→ Recorded information:
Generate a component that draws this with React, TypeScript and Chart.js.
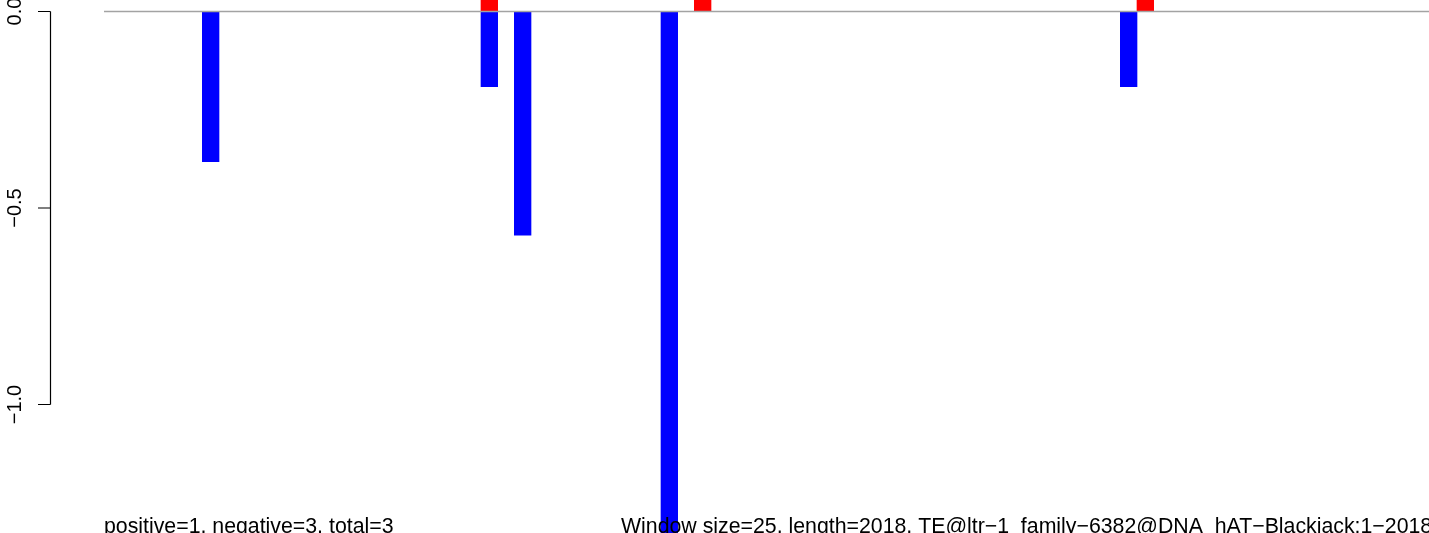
import React, { useEffect, useRef } from "react";
import { Chart, registerables } from "chart.js";

Chart.register(...registerables);

// Window positions (bp, window centres) and scores
const negPositions = [160, 578, 628, 848, 1537];
const negValues = [-0.382, -0.191, -0.569, -1.4, -0.191];
const posPositions = [578, 898, 1562];
const posValues = [0.19, 0.19, 0.19];

const yTickValues = [0, -0.5, -1.0];
const yTickLabels = ["0.0", "\u22120.5", "\u22121.0"];

const leftNote = "positive=1, negative=3, total=3";
const rightNote = "Window size=25, length=2018, TE@ltr\u22121_family\u22126382@DNA_hAT\u2212Blackjack:1\u22122018";

const FONT = "'Liberation Sans', Arial, Helvetica, sans-serif";

const overlay = {
  id: "rOverlay",
  afterDatasetsDraw(chart: any) {
    const ctx = chart.ctx;
    const y = chart.scales.y;
    const area = chart.chartArea;
    const y0 = y.getPixelForValue(0);
    ctx.save();
    ctx.strokeStyle = "#a3a3a3";
    ctx.lineWidth = 1.5;
    ctx.beginPath();
    ctx.moveTo(area.left, y0);
    ctx.lineTo(area.right, y0);
    ctx.stroke();
    ctx.restore();
  },
  afterDraw(chart: any) {
    const ctx = chart.ctx;
    const y = chart.scales.y;
    ctx.save();
    const axisX = 50.5;
    const top = y.getPixelForValue(yTickValues[0]);
    const bottom = y.getPixelForValue(yTickValues[yTickValues.length - 1]);
    ctx.strokeStyle = "#000";
    ctx.lineWidth = 1.2;
    ctx.beginPath();
    ctx.moveTo(axisX, top);
    ctx.lineTo(axisX, bottom);
    yTickValues.forEach((v) => {
      const py = y.getPixelForValue(v);
      ctx.moveTo(38, py);
      ctx.lineTo(axisX, py);
    });
    ctx.stroke();
    ctx.fillStyle = "#000";
    ctx.font = `20px ${FONT}`;
    ctx.textAlign = "center";
    ctx.textBaseline = "alphabetic";
    yTickValues.forEach((v, i) => {
      const py = y.getPixelForValue(v);
      ctx.save();
      ctx.translate(21, py);
      ctx.rotate(-Math.PI / 2);
      ctx.fillText(yTickLabels[i], 0, 0);
      ctx.restore();
    });
    ctx.font = `21.3px ${FONT}`;
    ctx.textAlign = "left";
    ctx.fillText(leftNote, 104, 533);
    ctx.fillText(rightNote, 621, 533);
    ctx.restore();
  },
};

export default function App() {
  const ref = useRef<HTMLCanvasElement | null>(null);
  useEffect(() => {
    if (!ref.current) return;
    const chart = new Chart(ref.current, {
      type: "bar",
      data: {
        datasets: [
          {
            label: "negative",
            data: negPositions.map((x, i) => ({ x, y: negValues[i] })),
            backgroundColor: "#0000ff",
            borderWidth: 0,
            barThickness: 16.67,
            grouped: false,
          } as any,
          {
            label: "positive",
            data: posPositions.map((x, i) => ({ x, y: posValues[i] })),
            backgroundColor: "#ff0000",
            borderWidth: 0,
            barThickness: 16.67,
            grouped: false,
          } as any,
        ],
      },
      options: {
        animation: false,
        responsive: false,
        maintainAspectRatio: false,
        layout: { padding: { left: 104, right: 0, top: 0, bottom: 0 } },
        plugins: {
          legend: { display: false },
          tooltip: { enabled: false },
          title: { display: false },
        },
        scales: {
          x: { type: "linear", min: 0, max: 1987.5, display: false, offset: false },
          y: { type: "linear", min: -1.327, max: 0.0293, display: false },
        },
      },
      plugins: [overlay],
    });
    return () => chart.destroy();
  }, []);
  return (
    <div style={{ position: "fixed", left: 0, top: 0, width: 1429, height: 533, background: "#fff" }}>
      <canvas ref={ref} width={1429} height={533} style={{ display: "block" }} />
    </div>
  );
}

→ Problem: Select, from the listing, all lines that include the word "React".

→ Result for this task:
Generate a component that draws this with React, TypeScript and Chart.js.
import React, { useEffect, useRef } from "react";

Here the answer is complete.